Fast Times in Palestine by Pamela J. Olson

With the lights flickering and the generator sputtering at my home in Gaza, tonight I finished Pamela Olson’s book, Fast Times in Palestine – A Love Affair with a Homeless Homeland.  (2013: Seal Press)


I thoroughly enjoyed this book, and I hope the author’s book tour in the USA which begins this month (March 2013) is a big success.  This is Olson’s first book, but not her last. She is reportedly already writing #2.

Olson graduated from Stanford University and felt lost.   So she saved up her pennies bartending and decided to travel. She found herself in the Middle East.  Her book chronicles the 2 years she lived in Ramallah, working and writing for an online journal – Palestine Monitor – and serving as foreign press coordinator for Dr. Mustafa Barghouthi’s 2005 presidential campaign.

She climbed olive trees during the harvest season (so have I); she drank many cups of tea while experiencing Palestinian hospitality (so have I); she experienced the brutality of Israeli checkpoints (I have not); and she learned a tremendous amount about the Israeli occupation of Palestine (I have too).

Olson’s clear and engaging writing style draws the reader along on each step of her journey.  I have only visited the West Bank once (2004) but now I feel I’ve returned.  And I hope many Americans (and readers around the world) who may never have a chance to visit Palestine themselves, will catch a glimpse through Olson’s eyes and heart.

She mixes humor with heart-wrenching sadness as she describes Palestine today.  Readers will also learn a good bit about the history of the occupation, and some of the key figures involved in this history.

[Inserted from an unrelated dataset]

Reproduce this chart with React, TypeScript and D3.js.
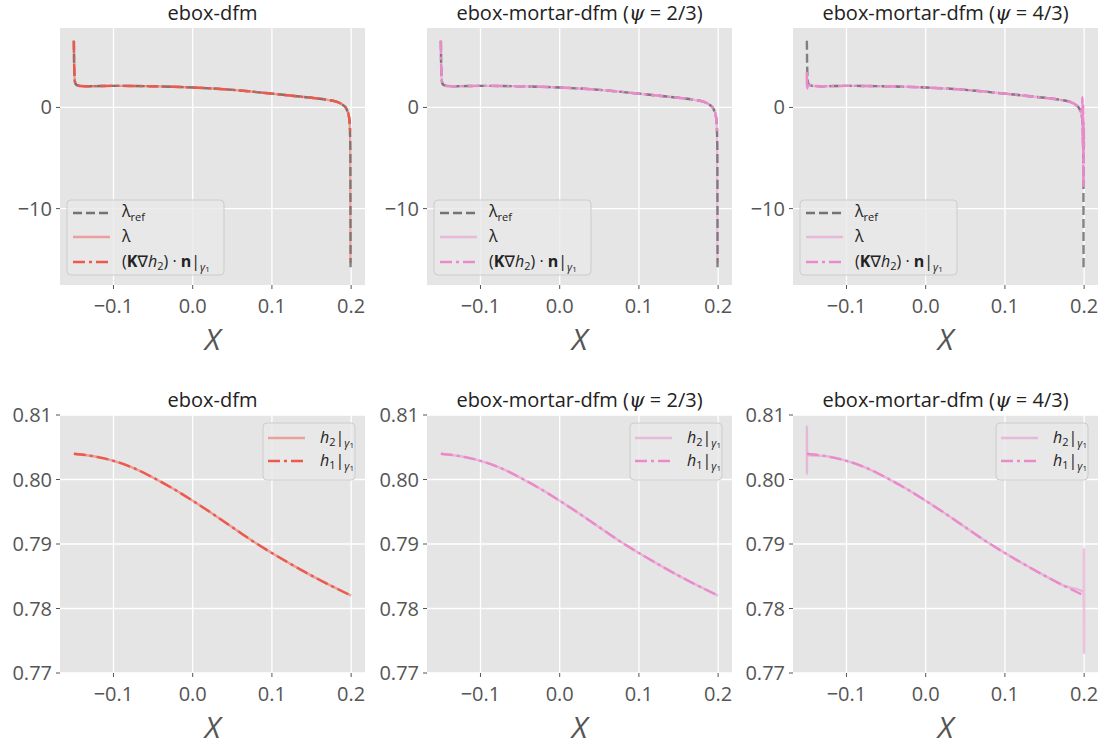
import React from "react";
import * as d3 from "d3";

// ---------- data ----------
const xTicks = [-0.1, 0.0, 0.1, 0.2];
const topYTicks = [-10, 0];
const bottomYTicks = [0.77, 0.78, 0.79, 0.8, 0.81];

const titles = ["ebox-dfm", "ebox-mortar-dfm (ψ = 2/3)", "ebox-mortar-dfm (ψ = 4/3)"];

// lambda curve (shared body)
const lamX = [-0.15, -0.1497, -0.1493, -0.1487, -0.148, -0.146, -0.142, -0.13, -0.1, -0.075, -0.05, -0.025, 0, 0.025, 0.05, 0.075, 0.1, 0.125, 0.15, 0.17, 0.18, 0.186, 0.19, 0.193, 0.195, 0.197, 0.198];
const lamRefY = [6.6, 4.5, 3.2, 2.6, 2.35, 2.2, 2.12, 2.1, 2.13, 2.12, 2.09, 2.04, 1.97, 1.87, 1.74, 1.56, 1.36, 1.16, 0.95, 0.75, 0.6, 0.42, 0.22, 0.0, -0.3, -0.8, -1.4];

const refTailX = [0.1985, 0.199, 0.1993];
const refTailY = [-2.2, -4.0, -15.8];
const lamTailX = [0.1985, 0.199, 0.1993];
const lamTailY = [-2.2, -4.0, -15.4];
const fluxTailX = [0.1985, 0.1988, 0.199];
const fluxTailY = [-1.9, -2.3, -2.5];

// psi = 4/3 lambda: oscillating head and tail
const lam43HeadX = [-0.15, -0.1498, -0.1496, -0.1494, -0.1491, -0.1487];
const lam43HeadY = [3.5, 2.0, 2.8, 1.9, 2.4, 2.3];
const lam43TailX = [0.197, 0.1978, 0.1983, 0.1987, 0.1991, 0.1995, 0.1998];
const lam43TailY = [-0.8, 1.0, -4.0, 0.3, -7.9, -1.5, -4.0];

// trace h on gamma_1
const hX = [-0.15, -0.125, -0.1, -0.075, -0.05, -0.025, 0, 0.025, 0.05, 0.075, 0.1, 0.125, 0.15, 0.175, 0.2];
const hY = [0.804, 0.8036, 0.8029, 0.8018, 0.8003, 0.7986, 0.7967, 0.7947, 0.7926, 0.7905, 0.7886, 0.7868, 0.7851, 0.7835, 0.782];

const h43HeadX = [-0.15, -0.14995, -0.1499, -0.14985, -0.1498, -0.1497, -0.1495];
const h43HeadY = [0.804, 0.8083, 0.8008, 0.8065, 0.803, 0.8045, 0.8038];
const h43TailX = [0.1994, 0.1996, 0.1997, 0.1998, 0.1999, 0.19995, 0.2];
const h43TailY = [0.7826, 0.7803, 0.7824, 0.7893, 0.7731, 0.781, 0.782];

// ---------- helpers ----------
type P = [number, number];
const zip = (xs: number[], ys: number[]): P[] => xs.map((x, i) => [x, ys[i]]);

const redC = "#EC5A4E";
const pinkC = "#EA8ACB";
const refC = "#666666";

const colLeft = [60, 427, 793];
const panelW = 305;
const topRow = { y: 28, h: 257 };
const botRow = { y: 415, h: 258 };
const topDomain: [number, number] = [-17.55, 7.85];
const botDomain: [number, number] = [0.77, 0.81];
const xExt = [-0.15, 0.2];
const xPad = (xExt[1] - xExt[0]) * 0.05;
const xDomain: [number, number] = [xExt[0] - xPad, xExt[1] + xPad];

const FONT = "'Open Sans', Lato, 'DejaVu Sans', sans-serif";
const DASH = "9,4";
const DASHDOT = "12,4,3,4";

const fmtX = (v: number) => (v < 0 ? "\u2212" : "") + Math.abs(v).toFixed(1);
const fmtTopY = (v: number) => (v < 0 ? "\u2212" : "") + Math.abs(v).toString();
const fmtBotY = (v: number) => v.toFixed(2);

function Title({ x, y, text }: { x: number; y: number; text: string }) {
  const idx = text.indexOf("ψ");
  if (idx < 0)
    return (
      <text x={x} y={y} textAnchor="middle" fontSize={20} fill="#222" fontFamily={FONT}>
        {text}
      </text>
    );
  return (
    <text x={x} y={y} textAnchor="middle" fontSize={20} fill="#222" fontFamily={FONT}>
      {text.slice(0, idx)}
      <tspan fontStyle="italic" fontFamily="'DejaVu Serif', serif">ψ</tspan>
      {text.slice(idx + 1)}
    </text>
  );
}

function Panel({
  col,
  row,
  top,
  color,
  series,
  title,
}: {
  col: number;
  row: { y: number; h: number };
  top: boolean;
  color: string;
  series: { pts: P[]; kind: "solid" | "dash" | "dashdot" }[];
  title: string;
}) {
  const x0 = colLeft[col];
  const x = d3.scaleLinear().domain(xDomain).range([x0, x0 + panelW]);
  const y = d3
    .scaleLinear()
    .domain(top ? topDomain : botDomain)
    .range([row.y + row.h, row.y]);
  const line = d3
    .line<P>()
    .x((d) => x(d[0]))
    .y((d) => y(d[1]))
    .curve(d3.curveMonotoneX);
  const yTicks = top ? topYTicks : bottomYTicks;
  const bottom = row.y + row.h;
  const clipId = `clip-${col}-${top ? "t" : "b"}`;
  const strokeFor = (k: string) => (k === "dash" ? refC : color);
  return (
    <g>
      <defs>
        <clipPath id={clipId}>
          <rect x={x0} y={row.y} width={panelW} height={row.h} />
        </clipPath>
      </defs>
      <rect x={x0} y={row.y} width={panelW} height={row.h} fill="#E5E5E5" />
      {xTicks.map((t) => (
        <line key={"gx" + t} x1={x(t)} x2={x(t)} y1={row.y} y2={bottom} stroke="#fff" strokeWidth={1.3} />
      ))}
      {yTicks.map((t) => (
        <line key={"gy" + t} x1={x0} x2={x0 + panelW} y1={y(t)} y2={y(t)} stroke="#fff" strokeWidth={1.3} />
      ))}
      <g clipPath={`url(#${clipId})`}>
        {series.map((s, i) => (
          <path
            key={i}
            d={line(s.pts) || ""}
            fill="none"
            stroke={strokeFor(s.kind)}
            strokeWidth={2.4}
            strokeOpacity={s.kind === "solid" ? 0.5 : s.kind === "dash" ? 0.8 : 1}
            strokeDasharray={s.kind === "dash" ? DASH : s.kind === "dashdot" ? DASHDOT : undefined}
            strokeLinejoin="round"
          />
        ))}
      </g>
      {xTicks.map((t) => (
        <g key={"tx" + t}>
          <line x1={x(t)} x2={x(t)} y1={bottom} y2={bottom + 4} stroke="#555" strokeWidth={1} />
          <text x={x(t)} y={bottom + 28} textAnchor="middle" fontSize={20} fill="#555" fontFamily={FONT}>
            {fmtX(t)}
          </text>
        </g>
      ))}
      {yTicks.map((t) => (
        <g key={"ty" + t}>
          <line x1={x0 - 4} x2={x0} y1={y(t)} y2={y(t)} stroke="#555" strokeWidth={1} />
          <text x={x0 - 8} y={y(t) + 7} textAnchor="end" fontSize={20} fill="#555" fontFamily={FONT}>
            {top ? fmtTopY(t) : fmtBotY(t)}
          </text>
        </g>
      ))}
      <text
        x={x0 + panelW / 2}
        y={bottom + 65}
        textAnchor="middle"
        fontSize={30}
        fontStyle="italic"
        fill="#555"
        fontFamily={FONT}
      >
        X
      </text>
      <Title x={x0 + panelW / 2} y={row.y - 8} text={title} />
      {top ? <TopLegend x0={x0} bottom={bottom} color={color} /> : <BotLegend x1={x0 + panelW} top={row.y} color={color} />}
    </g>
  );
}

function TopLegend({ x0, bottom, color }: { x0: number; bottom: number; color: string }) {
  const bx = x0 + 7;
  const by = bottom - 85;
  const rows = [by + 13, by + 37, by + 62];
  const lx1 = bx + 6;
  const lx2 = bx + 43;
  const tx = bx + 55;
  const fs = 16;
  return (
    <g fontFamily={FONT} fill="#222">
      <rect x={bx} y={by} width={157} height={75} rx={4} fill="#E8E8E8" fillOpacity={0.8} stroke="#CCCCCC" />
      <line x1={lx1} x2={lx2} y1={rows[0]} y2={rows[0]} stroke={refC} strokeWidth={2.4} strokeDasharray={DASH} strokeOpacity={0.9} />
      <line x1={lx1} x2={lx2} y1={rows[1]} y2={rows[1]} stroke={color} strokeWidth={2.4} strokeOpacity={0.5} />
      <line x1={lx1} x2={lx2} y1={rows[2]} y2={rows[2]} stroke={color} strokeWidth={2.4} strokeDasharray={DASHDOT} />
      <text x={tx} y={rows[0] + 4} fontSize={fs}>
        λ<tspan fontSize={11} dy={4}>ref</tspan>
      </text>
      <text x={tx} y={rows[1] + 5} fontSize={fs}>
        λ
      </text>
      <text x={tx} y={rows[2] + 5} fontSize={fs}>
        (<tspan fontWeight="bold">K</tspan>∇<tspan fontStyle="italic">h</tspan>
        <tspan fontSize={11} dy={3}>2</tspan>
        <tspan dy={-3}>) · </tspan>
        <tspan fontWeight="bold">n</tspan>|<tspan fontSize={11} dy={4} fontStyle="italic">γ</tspan>
        <tspan fontSize={8} dy={1}>1</tspan>
      </text>
    </g>
  );
}

function BotLegend({ x1, top, color }: { x1: number; top: number; color: string }) {
  const bw = 92;
  const bx = x1 - 10 - bw;
  const by = top + 8;
  const rows = [by + 15, by + 38];
  const lx1 = bx + 5;
  const lx2 = bx + 42;
  const tx = bx + 57;
  const fs = 16;
  return (
    <g fontFamily={FONT} fill="#222">
      <rect x={bx} y={by} width={bw} height={57} rx={4} fill="#E8E8E8" fillOpacity={0.8} stroke="#CCCCCC" />
      <line x1={lx1} x2={lx2} y1={rows[0]} y2={rows[0]} stroke={color} strokeWidth={2.4} strokeOpacity={0.5} />
      <line x1={lx1} x2={lx2} y1={rows[1]} y2={rows[1]} stroke={color} strokeWidth={2.4} strokeDasharray={DASHDOT} />
      <text x={tx} y={rows[0] + 5} fontSize={fs}>
        <tspan fontStyle="italic">h</tspan>
        <tspan fontSize={11} dy={3}>2</tspan>
        <tspan dy={-3}>|</tspan>
        <tspan fontSize={11} dy={4} fontStyle="italic">γ</tspan>
        <tspan fontSize={8} dy={1}>1</tspan>
      </text>
      <text x={tx} y={rows[1] + 5} fontSize={fs}>
        <tspan fontStyle="italic">h</tspan>
        <tspan fontSize={11} dy={3}>1</tspan>
        <tspan dy={-3}>|</tspan>
        <tspan fontSize={11} dy={4} fontStyle="italic">γ</tspan>
        <tspan fontSize={8} dy={1}>1</tspan>
      </text>
    </g>
  );
}

export default function App() {
  const body = zip(lamX, lamRefY);
  const ref = [...body, ...zip(refTailX, refTailY)];
  const lam = [...body, ...zip(lamTailX, lamTailY)];
  const flux = [...body, ...zip(fluxTailX, fluxTailY)];
  const body43 = zip(lamX.slice(5), lamRefY.slice(5));
  const lam43 = [...zip(lam43HeadX, lam43HeadY), ...body43, ...zip(lam43TailX, lam43TailY)];
  const h = zip(hX, hY);
  const h43 = [...zip(h43HeadX, h43HeadY), ...zip(hX.slice(1), hY.slice(1)).slice(0, -1), ...zip(h43TailX, h43TailY)];

  const colors = [redC, pinkC, pinkC];
  const topSeries = [
    [
      { pts: lam, kind: "solid" as const },
      { pts: ref, kind: "dash" as const },
      { pts: flux, kind: "dashdot" as const },
    ],
    [
      { pts: lam, kind: "solid" as const },
      { pts: ref, kind: "dash" as const },
      { pts: flux, kind: "dashdot" as const },
    ],
    [
      { pts: lam43, kind: "solid" as const },
      { pts: ref, kind: "dash" as const },
      { pts: lam43, kind: "dashdot" as const },
    ],
  ];
  const botSeries = [
    [
      { pts: h, kind: "solid" as const },
      { pts: h, kind: "dashdot" as const },
    ],
    [
      { pts: h, kind: "solid" as const },
      { pts: h, kind: "dashdot" as const },
    ],
    [
      { pts: h43, kind: "solid" as const },
      { pts: h, kind: "dashdot" as const },
    ],
  ];

  return (
    <svg width={1107} height={746} style={{ position: "absolute", left: 0, top: 0, background: "#fff" }}>
      {[0, 1, 2].map((c) => (
        <Panel key={"t" + c} col={c} row={topRow} top={true} color={colors[c]} series={topSeries[c]} title={titles[c]} />
      ))}
      {[0, 1, 2].map((c) => (
        <Panel key={"b" + c} col={c} row={botRow} top={false} color={colors[c]} series={botSeries[c]} title={titles[c]} />
      ))}
    </svg>
  );
}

How did she manage to put so much into this “little” book?   Read it and find out for yourself.  Olson is blogging here.


One response to “Fast Times in Palestine by Pamela J. Olson

  1. Thanks so much for reading. I’m really glad you enjoyed my book. I hope it can serve as a tool for educating more Americans (and Westerners in general) about the realities in Palestine — most of which are carefully hidden from our view.